Sincerely, John Higgins
Other letters in this issue include complaints about the unbearable whiteness and American-ness of Science Fiction. We have to get rid of this anglo-Americentric vision for the future! It’s up to you Sci-fi editors to achieve this! Some of the garbage in this issue’s Vizigraph could have been written yesterday on Vox, Kotaku or The Mary Sue.
It’s funny, I just myself became aware of this the other day – that even in the 40s and 50s there was this SJW move to control SFF. Walter Hooper mentions it in the preface to CS Lewis’ “Of This and Other Worlds” – that Lewis ignored literary voices decrying escapism and calling for themes like social justice.

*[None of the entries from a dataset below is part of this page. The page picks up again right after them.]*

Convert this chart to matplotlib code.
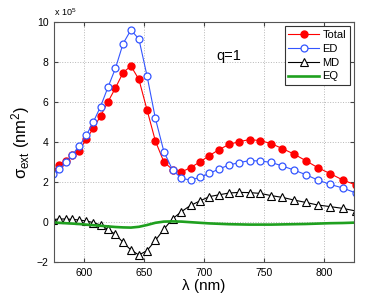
import numpy as np
import matplotlib
matplotlib.use("Agg")
import matplotlib.pyplot as plt

plt.rcParams['font.family'] = ['Liberation Sans', 'DejaVu Sans']
plt.rcParams['mathtext.fontset'] = 'custom'
plt.rcParams['mathtext.rm'] = 'Liberation Sans'
plt.rcParams['mathtext.it'] = 'Liberation Sans'

# photon energies (eV) of the computed points, converted to wavelength (nm)
energy = np.round(np.arange(2.16, 1.49, -0.02), 2)
wavelength = 1239.84 / energy

# extinction cross sections, in units of 1e5 nm^2
total = [2.55, 2.85, 3.05, 3.35, 3.57, 4.15, 4.68, 5.30, 6.00, 6.70, 7.47, 7.80,
         7.13, 5.60, 4.05, 3.00, 2.62, 2.50, 2.72, 3.00, 3.32, 3.62, 3.88, 4.02,
         4.12, 4.07, 3.92, 3.67, 3.40, 3.07, 2.72, 2.42, 2.10, 1.85]
ed = [2.40, 2.63, 2.98, 3.37, 3.80, 4.33, 5.00, 5.77, 6.73, 7.68, 8.92, 9.60,
      9.15, 7.30, 5.18, 3.52, 2.60, 2.18, 2.10, 2.23, 2.43, 2.65, 2.85, 2.97,
      3.07, 3.05, 2.98, 2.80, 2.60, 2.37, 2.10, 1.88, 1.70, 1.45]
md = [0.12, 0.15, 0.15, 0.13, 0.10, 0.05, -0.03, -0.15, -0.37, -0.62, -1.02, -1.40,
      -1.65, -1.43, -0.92, -0.36, 0.16, 0.52, 0.83, 1.05, 1.27, 1.36, 1.45, 1.48,
      1.47, 1.43, 1.32, 1.23, 1.10, 0.98, 0.85, 0.77, 0.68, 0.55]
eq = [-0.02, -0.04, -0.06, -0.08, -0.10, -0.13, -0.16, -0.19, -0.22, -0.25, -0.27, -0.28,
      -0.24, -0.15, -0.04, 0.02, 0.03, 0.02, -0.01, -0.04, -0.07, -0.09, -0.11, -0.12,
      -0.13, -0.13, -0.13, -0.12, -0.11, -0.10, -0.08, -0.06, -0.05, -0.03]

xticks = [600, 650, 700, 750, 800]
yticks = [-2, 0, 2, 4, 6, 8, 10]

fig = plt.figure(figsize=(3.91, 2.99), dpi=100)
ax = fig.add_axes([54 / 391, 37 / 299, 300 / 391, 240 / 299])

ax.plot(wavelength, total, '-o', color='#ff0000', mfc='#ff0000', mec='#ff0000',
        ms=5, lw=0.8, label='Total')
ax.plot(wavelength, ed, '-o', color='#3355ff', mfc='white', mec='#3355ff',
        ms=5, mew=0.9, lw=0.8, label='ED')
ax.plot(wavelength, md, '-^', color='black', mfc='white', mec='black',
        ms=5.5, mew=0.8, lw=0.8, label='MD')
ax.plot(wavelength, eq, '-', color='#1fa01f', lw=1.9, label='EQ')

ax.set_xlim(575, 825)
ax.set_ylim(-2, 10)
ax.set_xticks(xticks)
ax.set_yticks(yticks)
ax.grid(True, linestyle=':', color='#b8b8b8', linewidth=0.7)
ax.tick_params(direction='in', top=True, right=True, labelsize=7.5, length=3,
               color='#444444', pad=4)
for s in ax.spines.values():
    s.set_color('#555555')
    s.set_linewidth(0.8)

ax.set_xlabel('λ (nm)', fontsize=11, labelpad=1)
ax.set_ylabel(r'$\mathrm{σ}_{\rm ext}$ (nm$^2$)', fontsize=12, labelpad=3)
ax.text(0.0, 1.015, r'x 10$^5$', transform=ax.transAxes, fontsize=6.5,
        ha='left', va='bottom')
ax.text(0.54, 0.84, 'q=1', transform=ax.transAxes, fontsize=10.5)

leg = ax.legend(loc='upper right', fontsize=8, frameon=True, fancybox=False,
                edgecolor='#333333', framealpha=1, handlelength=2.8,
                handletextpad=0.3, borderpad=0.3, labelspacing=0.35,
                borderaxespad=0.4)
leg.get_frame().set_linewidth(0.8)

fig.savefig('out.png', dpi=100)
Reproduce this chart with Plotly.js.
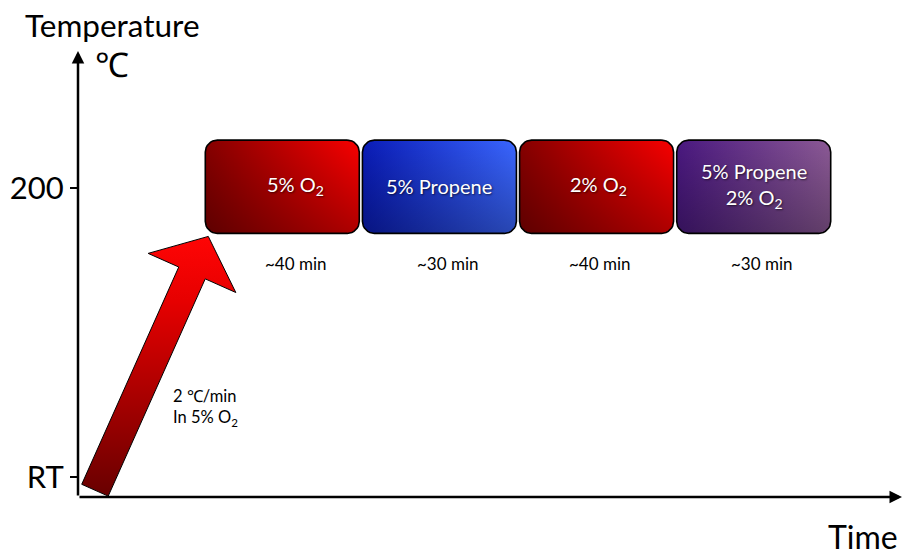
<!DOCTYPE html>
<html>
<head>
<meta charset="utf-8">
<script src="https://cdn.plot.ly/plotly-3.0.1.min.js"></script>
<style>html,body{margin:0;padding:0;background:#fff;}#chart{width:903px;height:555px;}</style>
</head>
<body>
<div id="chart"></div>
<script>
// ---- data ----
const phases = ['5% O<sub>2</sub>', '5% Propene', '2% O<sub>2</sub>', '5% Propene<br>2% O<sub>2</sub>'];
const durations = ['~40 min', '~30 min', '~40 min', '~30 min'];
const tempTickVals = [25, 200];
const tempTickText = ['RT', '200'];
const holdTemp = 200;
const rampStart = [0.108, 17];
const rampLabel = ['2 ℃/min', 'In 5% O<sub>2</sub>'];
const phaseColors = [
  ['#850000', '#f80000'],
  ['#0a1cb8', '#3a66ff'],
  ['#850000', '#f80000'],
  ['#4a1880', '#8c5a96']
];

// ---- layout constants ----
const W = 903, H = 555;
const M = {l: 78, r: 0, t: 50, b: 58};
const PW = W - M.l - M.r, PH = H - M.t - M.b;
const XR = [0, 5.25];
const YR = [12.89, 283.57];
const FONT = 'Lato, "Open Sans", sans-serif';

const xp = x => M.l + (x - XR[0]) / (XR[1] - XR[0]) * PW;
const yp = y => M.t + (YR[1] - y) / (YR[1] - YR[0]) * PH;
const xd = p => XR[0] + (p - M.l) / PW * (XR[1] - XR[0]);
const yd = p => YR[1] - (p - M.t) / PH * (YR[1] - YR[0]);

const slotStart = 0.81, slotW = 0.98;
const boxLow = holdTemp - 27.5, boxHigh = holdTemp + 29;

function roundRect(x0, x1, y0, y1, r) {
  const L = xp(x0), R = xp(x1), T = yp(y1), B = yp(y0);
  const pts = [];
  const arc = (cx, cy, a0, a1) => {
    for (let i = 0; i <= 8; i++) {
      const a = (a0 + (a1 - a0) * i / 8) * Math.PI / 180;
      pts.push([cx + r * Math.cos(a), cy + r * Math.sin(a)]);
    }
  };
  arc(R - r, T + r, -90, 0);
  arc(R - r, B - r, 0, 90);
  arc(L + r, B - r, 90, 180);
  arc(L + r, T + r, 180, 270);
  pts.push(pts[0]);
  return {x: pts.map(p => xd(p[0])), y: pts.map(p => yd(p[1]))};
}

const traces = [];

// ramp arrow
(function () {
  const S = [xp(rampStart[0]), yp(rampStart[1])];
  const Tp = [xp(slotStart) + 3, yp(boxLow) + 3];
  const dx = Tp[0] - S[0], dy = Tp[1] - S[1];
  const len = Math.hypot(dx, dy);
  const u = [dx / len, dy / len];
  const n = [-u[1], u[0]];
  const h = 14.5, Hh = 48, L = 40;
  const J = [Tp[0] - L * u[0], Tp[1] - L * u[1]];
  const pts = [
    [S[0] - h * n[0], S[1] - h * n[1]],
    [J[0] - h * n[0], J[1] - h * n[1]],
    [J[0] - Hh * n[0], J[1] - Hh * n[1]],
    Tp,
    [J[0] + Hh * n[0], J[1] + Hh * n[1]],
    [J[0] + h * n[0], J[1] + h * n[1]],
    [S[0] + h * n[0], S[1] + h * n[1]]
  ];
  pts.push(pts[0]);
  traces.push({
    type: 'scatter', mode: 'lines', fill: 'toself',
    x: pts.map(p => xd(p[0])), y: pts.map(p => yd(p[1])),
    line: {color: '#000', width: 1},
    fillgradient: {type: 'vertical', colorscale: [[0, '#680000'], [0.75, '#e60000'], [1, '#ff0505']]},
    hoverinfo: 'skip', showlegend: false
  });
})();

// phase boxes
phases.forEach((p, i) => {
  const x0 = slotStart + i, x1 = x0 + slotW;
  const rr = roundRect(x0, x1, boxLow, boxHigh, 12);
  traces.push({
    type: 'scatter', mode: 'lines', fill: 'toself', x: rr.x, y: rr.y,
    line: {width: 0},
    fillgradient: {type: 'horizontal', colorscale: [[0, phaseColors[i][0]], [1, phaseColors[i][1]]]},
    hoverinfo: 'skip', showlegend: false
  });
  traces.push({
    type: 'scatter', mode: 'lines', fill: 'toself', x: rr.x, y: rr.y,
    line: {width: 0},
    fillgradient: {type: 'vertical', colorscale: [[0, 'rgba(0,0,0,0.3)'], [1, 'rgba(0,0,0,0)']]},
    hoverinfo: 'skip', showlegend: false
  });
  traces.push({
    type: 'scatter', mode: 'lines', x: rr.x, y: rr.y,
    line: {color: '#000', width: 1.6},
    hoverinfo: 'skip', showlegend: false
  });
});

const annotations = [];
const labelShift = [13, 0, 2, 0];
const durShift = [13, 8, 3, 8];
phases.forEach((p, i) => {
  const xc = slotStart + i + slotW / 2;
  annotations.push({
    x: xc, y: (boxLow + boxHigh) / 2, xref: 'x', yref: 'y', text: p, showarrow: false,
    xshift: labelShift[i], yshift: 1,
    font: {family: FONT, size: 20, color: '#fff', shadow: '1px 1px 2px rgba(0,0,0,0.6)'}
  });
  annotations.push({
    x: xc, y: 154, xref: 'x', yref: 'y', text: durations[i], showarrow: false,
    xshift: durShift[i],
    font: {family: FONT, size: 17, color: '#000'}
  });
});
annotations.push({
  x: xd(171), y: yd(407), xref: 'x', yref: 'y', text: rampLabel.join('<br>'), showarrow: false,
  xanchor: 'left', align: 'left',
  font: {family: FONT, size: 16.5, color: '#000'}
});
// axis arrows
annotations.push({
  x: 0, y: yd(51), ax: 0, ay: YR[0], xref: 'x', yref: 'y', axref: 'x', ayref: 'y',
  text: '', showarrow: true, arrowhead: 2, arrowsize: 1, arrowwidth: 2.5, arrowcolor: '#000'
});
annotations.push({
  x: xd(902), y: YR[0], ax: 0, ay: YR[0], xref: 'x', yref: 'y', axref: 'x', ayref: 'y',
  text: '', showarrow: true, arrowhead: 2, arrowsize: 1, arrowwidth: 2.5, arrowcolor: '#000'
});
// titles
annotations.push({
  x: (23 - M.l) / PW, y: (H - M.b - 25) / PH, xref: 'paper', yref: 'paper', xanchor: 'left', yanchor: 'middle',
  text: 'Temperature', showarrow: false, font: {family: FONT, size: 31.5, color: '#000'}
});
annotations.push({
  x: (112 - M.l) / PW, y: (H - M.b - 63) / PH, xref: 'paper', yref: 'paper', xanchor: 'center', yanchor: 'middle',
  text: '℃', showarrow: false, font: {family: FONT, size: 34, color: '#000'}
});
annotations.push({
  x: (900 - M.l) / PW, y: (H - M.b - 536) / PH, xref: 'paper', yref: 'paper', xanchor: 'right', yanchor: 'middle',
  text: 'Time', showarrow: false, font: {family: FONT, size: 32, color: '#000'}
});

const layout = {
  width: W, height: H,
  margin: M,
  paper_bgcolor: '#fff', plot_bgcolor: '#fff',
  xaxis: {range: XR, showgrid: false, zeroline: false, showline: false, showticklabels: false, ticks: '', fixedrange: true},
  yaxis: {
    range: YR, showgrid: false, zeroline: false, showline: false,
    tickmode: 'array', tickvals: tempTickVals, ticktext: tempTickText,
    ticks: 'outside', ticklen: 7, tickwidth: 2.5, tickcolor: '#000',
    tickfont: {family: FONT, size: 31, color: '#000'}, fixedrange: true
  },
  annotations: annotations
};

Plotly.newPlot('chart', traces, layout, {displayModeBar: false, staticPlot: true});
</script>
</body>
</html>
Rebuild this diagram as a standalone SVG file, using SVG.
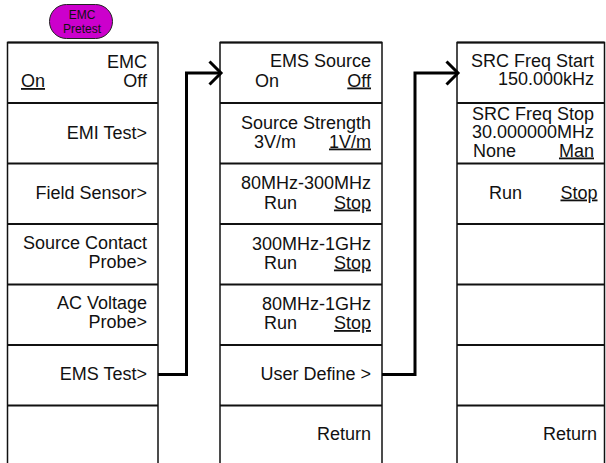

Heaven forbid reading and imagination should be fun.
Early 1950s would put it at the peak of the Futurians’ attempt to redefine science fiction into a more social and socialist friendly genre and fandom. A quick perusal of Wikipedia shows that there were members of that Worldcon fandom group submitting art and stories for years before. It’s no surprise, as Planet’s standards on sex and violence were lax compared to its competitors.
I noticed that Planet went through four editors in the span of two years from 1950-52. It would be curious to see if the rot crept in before or during this turbulent span.
Yeah, I want to say that Payne was the editor who was complaining heavily about people constantly bringing up the issues of race and Kinsey in the Viz and was in charge when they proposed axing it; he was out an issue or two after the vote was “keep”.
Funny because you start seeing more “big” name SF writers who we think of today as being “big” in the 50s when the overall tone of the stories seems to be undergoing a change. Brackett is still being Brackett, of course, but there’s definitely a cynicism that wasn’t there under early Payne or the issues I’ve read that Peacock was editor for.
It is worth noting that Reiss remained principal editor for the magazine’s whole run, but I gather he was more hands off after he started letting the associate editors handle things; very few of the associate editors remained very long, but Peacock & Payne were the longest, with a brief stretch of a couple issues by Whitehorn.
…in between them.
I recognize that cant. That’s the cant of the enemy.